There are numerous approaches for dimensionality reduction, with Principal Component Analysis (PCA) and Auto-Encoders being the most widely used methods for linear and non linear reduction respectively.

Auto-Encoders are feed forward neural networks that are used to reduce the dimensions of the input vector and convert them from a sparse representation into a dense representation. The simplest of these encoders have a single hidden layer, consisting of neurons equal to the desired output dimensionality. The differentiating factor of auto-encoders from a normal feed forward neural network is that the target vector is the same as the input vector. The input-hidden weights are forced to learn the dense representations of sparse input vectors. The hidden-output weights are tuned in such a way that the dense representation can be used to reasonably recreate the input vector. Hence, the neural network is forced to reduce dimensions without losing information (much information, anyway). Thus, instead of using the high dimensioned input vector, feed it as input to the trained auto-encoder and use the hidden activation as the replacement for your machine learning applications. Auto-encoders can be as deep as you wish it to be. Sometimes, a single hidden layer is not enough to encode the input vector. In that case, we can have as many hidden layers as needed and the appropriate hidden layer activation can be considered as the dense representation of input vector.
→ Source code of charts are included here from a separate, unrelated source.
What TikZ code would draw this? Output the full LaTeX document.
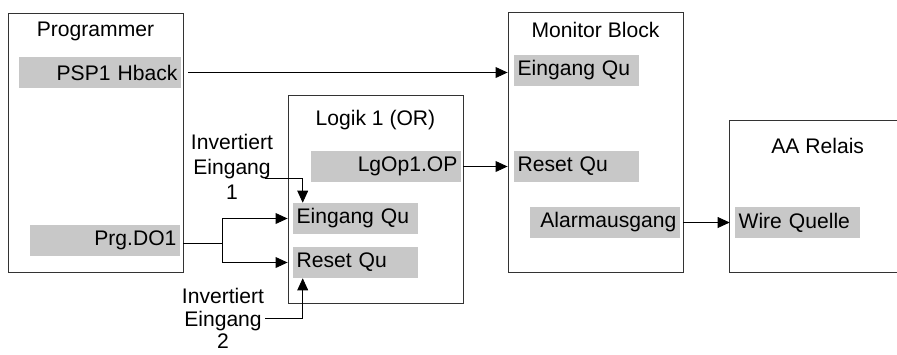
\documentclass[tikz,border=0pt]{standalone}
\usepackage{fontspec}
\setmainfont{Liberation Sans}
\usepackage{tikz}
\usetikzlibrary{calc,arrows.meta,positioning}
\definecolor{portgray}{RGB}{200,200,200}
\tikzset{
  blockbox/.style={draw=black!80, line width=0.6pt, minimum width=4.375cm},
  title/.style={inner sep=0pt},
  port/.style={fill=portgray, minimum height=0.775cm, inner xsep=0.09cm, inner ysep=0pt},
  portl/.style={port, align=left},
  portr/.style={port, align=right},
  note/.style={align=center, inner sep=0pt},
  wire/.style={draw=black, line width=0.6pt},
  arr/.style={wire, -{Triangle[length=0.3cm,width=0.27cm]}}
}

\begin{document}
\begin{tikzpicture}[font=\fontsize{15}{17.8}\selectfont]
  \useasboundingbox (0,0) rectangle (22.425,-8.85);

  % blocks
  \node[blockbox, minimum height=6.475cm] (prog) at (2.3875,-3.5625) {};
  \node[title] at ($(prog.north)+(0,-0.475)$) {Programmer};
  \node[blockbox, minimum height=5.2cm] (logik) at (9.3875,-4.975) {};
  \node[title] at ($(logik.north)+(0,-0.625)$) {Logik 1 (OR)};
  \node[blockbox, minimum height=6.5cm] (monitor) at (14.8875,-3.55) {};
  \node[title] at ($(monitor.north)+(0,-0.45)$) {Monitor Block};
  \node[minimum width=4.175cm, minimum height=3.775cm] (relais) at (20.3375,-4.9125) {};
  \draw[blockbox] (relais.north east) -- (relais.north west) -- (relais.south west) -- (relais.south east);
  \node[title] at ($(relais.north west)+(2.2,-0.625)$) {AA Relais};

  % ports
  \node[portr, text width=3.87cm] (psp) at (2.5,-1.8125) {PSP1 Hback};
  \node[portr, text width=3.57cm] (prg) at (2.625,-6.0) {Prg.DO1};
  \node[portr, text width=3.57cm] (lgop) at (9.65,-4.1625) {LgOp1.OP};
  \node[portl, text width=2.945cm] (lgin) at (8.8875,-5.4625) {Eingang Qu};
  \node[portl, text width=2.945cm] (lgrst) at (8.8875,-6.5625) {Reset Qu};
  \node[portl, text width=2.945cm] (monin) at (14.4125,-1.7625) {Eingang Qu};
  \node[portl, text width=2.945cm] (monrst) at (14.4125,-4.1625) {Reset Qu};
  \node[portr, text width=3.57cm] (alarm) at (15.125,-5.5625) {Alarmausgang};
  \node[portl, text width=2.945cm] (wireq) at (19.9375,-5.5625) {Wire Quelle};

  % inverted inputs
  \node[note] (inv1) at (5.8,-4.175) {Invertiert\\Eingang\\1};
  \node[note, anchor=north, font=\fontsize{15}{16}\selectfont] (inv2) at (5.575,-7.2) {Invertiert\\Eingang\\2};
  \coordinate (inv1tail) at (6.625,-4.45);
  \coordinate (inv2tail) at (6.625,-7.95);
  \coordinate (split) at (5.55,-6.075);

  % connections
  \draw[arr, shorten <=0.125cm] (prog.east |- psp) -- (monitor.west |- psp);
  \draw[arr] (logik.east |- lgop) -- (monitor.west |- lgop);
  \draw[arr] (monitor.east |- alarm) -- (relais.west |- alarm);
  \draw[wire] (prog.east |- split) -- (split);
  \draw[arr] (split |- lgrst) |- (logik.west |- lgin);
  \draw[arr] (split |- lgrst) -- (logik.west |- lgrst);
  \draw[arr] (inv1tail) -| ($(lgin.north west)+(0.25,0)$);
  \draw[arr] (inv2tail) -| ($(lgrst.south west)+(0.25,0)$);
\end{tikzpicture}
\end{document}
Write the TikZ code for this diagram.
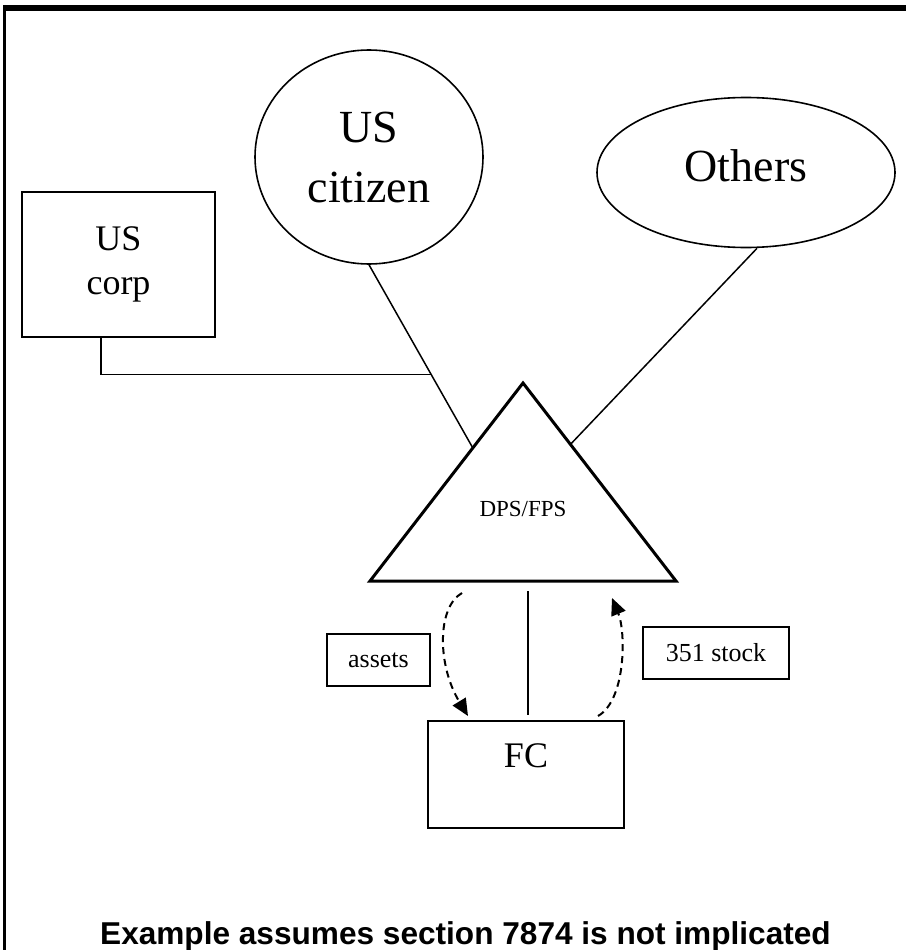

A variation of this technique is employed in Word2Vec, a widely used word embedding technique (Exploring Word2Vec). Since the target vector in auto-encoders are same as the input vector, each data point is considered independent of each other i.e it is assumed that there is no semantic relation between the data points. On the contrary, as we know, words are semantically linked to each other, more so with the neighbouring words. Hence, in the case of Word2Vec, if the input vector is a vector representation of the current word, the target vector is the vector representation of the neighbouring word. This ensures that along with the dimensionality reduction of the vector representation, the neural net also preserves the semantic relation between neighbouring words. A classic case of two birds, one stone.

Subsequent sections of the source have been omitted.